If approved by regulators, the move by Bats would be “detrimental to transparency, liquidity, and price discovery,” Cunningham said.
In response, BATS said its proposal was made at the behest of market participants asking for “long-overdue pricing competition.” Some brokers already provide a similar service, it added.
Closing auctions attract massive volume as fund managers generally price their assets to the closing prices of listing exchanges and execute most of their orders at that time.
NYSE, the top exchange operator by market share, said diverting trades away from closing auctions would add to volatility and result in less accurate pricing.
Daily volume in the auctions has risen more than 70 percent, to almost 350 million shares, in the past five years, while fees have increased from 16 percent to 60 percent at the NYSE and Nasdaq respectively, Bats said.

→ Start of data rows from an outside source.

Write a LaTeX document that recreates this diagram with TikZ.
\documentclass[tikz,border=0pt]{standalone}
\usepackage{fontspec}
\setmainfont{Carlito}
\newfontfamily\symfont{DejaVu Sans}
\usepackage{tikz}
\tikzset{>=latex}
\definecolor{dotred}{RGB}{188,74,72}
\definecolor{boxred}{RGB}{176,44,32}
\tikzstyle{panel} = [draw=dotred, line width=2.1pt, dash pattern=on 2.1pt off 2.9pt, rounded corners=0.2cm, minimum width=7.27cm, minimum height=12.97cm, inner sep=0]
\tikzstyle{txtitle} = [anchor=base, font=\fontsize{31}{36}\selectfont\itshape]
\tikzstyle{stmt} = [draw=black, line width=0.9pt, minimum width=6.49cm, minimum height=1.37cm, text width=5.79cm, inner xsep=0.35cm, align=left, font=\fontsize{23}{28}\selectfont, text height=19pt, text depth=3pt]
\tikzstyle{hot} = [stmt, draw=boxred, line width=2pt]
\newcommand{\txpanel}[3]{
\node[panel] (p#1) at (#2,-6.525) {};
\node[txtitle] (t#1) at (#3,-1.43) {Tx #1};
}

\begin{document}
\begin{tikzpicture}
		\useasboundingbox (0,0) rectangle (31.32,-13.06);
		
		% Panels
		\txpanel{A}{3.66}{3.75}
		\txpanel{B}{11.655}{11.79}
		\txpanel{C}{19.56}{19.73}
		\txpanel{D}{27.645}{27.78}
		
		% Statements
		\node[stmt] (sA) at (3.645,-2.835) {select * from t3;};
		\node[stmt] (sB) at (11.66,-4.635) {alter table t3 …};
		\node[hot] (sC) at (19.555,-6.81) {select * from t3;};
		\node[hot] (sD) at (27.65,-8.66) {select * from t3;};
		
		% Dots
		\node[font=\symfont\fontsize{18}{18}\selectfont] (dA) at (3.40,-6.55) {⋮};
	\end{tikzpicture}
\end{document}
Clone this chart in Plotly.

Under Bats’s plan, orders would be pre-matched 25 minutes before the 4 p.m. market close. Those not matched would be sent to the NYSE and Nasdaq auctions.
Bats lists the stock of its parent company, CBOE Holdings (CBOE.O), but has otherwise focused on listing exchange-traded funds.
NYSE, which controls four stock exchanges, said the move by Bats, which also has four, would further fragment the market as different exchanges would have different auction cut-off times in the same security.
“This increased fragmentation and complexity creates incentives for brokers to add layers of routing rules and behaviors to capture fractional cost savings to the detriment of market quality,” Cunningham said.
NYSE asked its members to speak out against the Bats plan through industry groups and regulatory comment letters.